14. Non-metals and their compounds

  • (a) Hydrogen: commercial production from water gas and cracking of petroleum fractions, laboratory preparation, properties uses, and hydrogen test.
  • (b) Halogens: Chlorine is a representative element of the halogen. Laboratory preparation, industrial preparation by electrolysis, properties, and uses, e.g., water sterilization, bleaching, manufacture of HCl, plastics, and insecticides. Hydrogen chloride and Hydrochloric acid: Preparation and properties. Chlorides and test for chlorides.
  • (c) Oxygen and Sulphur (i) Oxygen: Laboratory preparation, properties and uses. Commercial production from liquid air. Oxides: Acidic, basic, amphoteric and neutral, trioxygen (ozone) as an allotrope and the importance of ozone in the atmosphere. (ii) Sulphur: Uses and allotropes: preparation of allotropes is not expected. Preparation, properties, and uses of sulphur (IV) oxide, the reaction of SO2 with alkalis.
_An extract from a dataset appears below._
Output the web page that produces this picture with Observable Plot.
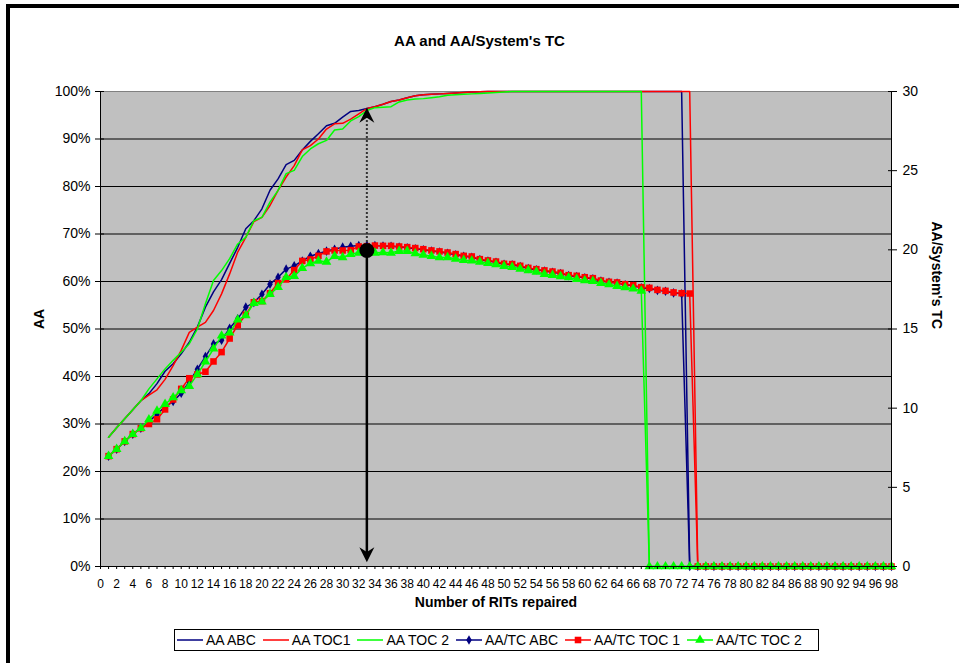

Trioxosulphate (IV) acid and its salts, the effect of acids on salts of trioxosulphate (IV), Tetraoxosulphate (VI) acid: Commercial preparation (contact process only), properties as a dilute acid, an oxidizing and a dehydrating agent and uses. Test for SO42-. Hydrogen sulphide: Preparation and properties as a weak acid, reducing and precipitating agents. Test for S2-
  • (d) Nitrogen: (i) Laboratory preparation (ii) Production from liquid air (iii) Ammonia: Laboratory and industrial preparations (Haber Process only), properties and uses, ammonium salts and their uses, oxidation of ammonia to nitrogen (IV) oxide and trioxonitrate (V) acid. Test for NH4+ (iv) Trioxonitrate (V) acid: Laboratory preparation from ammonia; properties and uses. Trioxonitrate (V) salt-action of heat and uses. Test for NO3- (v) Oxides of nitrogen: Properties. The nitrogen cycle.
  • (e) Carbon: (i) Allotropes: Uses and properties (ii) Carbon(IV) oxide, Laboratory preparation, properties and uses. The action of heat on trioxocarbonate(IV) salts and test for CO32- (iii) Carbon(II) oxide: Laboratory preparation, properties including its effect on blood; sources of carbon (II) oxide to include charcoal, fire and exhaust fumes. (iv) Coal: Different types, of products obtained from the destructive distillation of wood and coal. (v) Coke: Gasification and uses. Manufacture of synthesis gas and uses.
  • (f) Metals and their compounds (a) General properties of metals (b) Alkali metals e.g. sodium (i) Sodium hydroxide:- Production by electrolysis of brine, its action on aluminium, zinc and lead ions. Uses including precipitation of metallic hydroxides. (ii) Sodium trioxocarbonate (IV) and sodium hydrogen trioxocarbonate (IV): Production by Solvay process, properties and uses, e.g. Na2CO3 in the manufacture of glass. (iii) Sodium chloride: its occurrence in seawater and uses, the economic importance of seawater and the recovery of sodium chloride. (c) Alkaline-earth metals, e.g. calcium; calcium oxide, calcium hydroxide and calcium trioxocarbonate (IV); Properties and uses. Preparation of Calcium oxide from seashells, the chemical composition of cement and the setting of mortar. Test for Ca2+. (d) Aluminium Purification of bauxite, electrolytic extraction, properties, and uses of aluminium and its compounds. Test for A13+ (e) Tin Extraction from its ores. Properties and uses. (f) Metals of the first transition series. Characteristic properties: (i) Electron configuration (ii) oxidation states (iii) complex ion formation (iv) formation of coloured ions.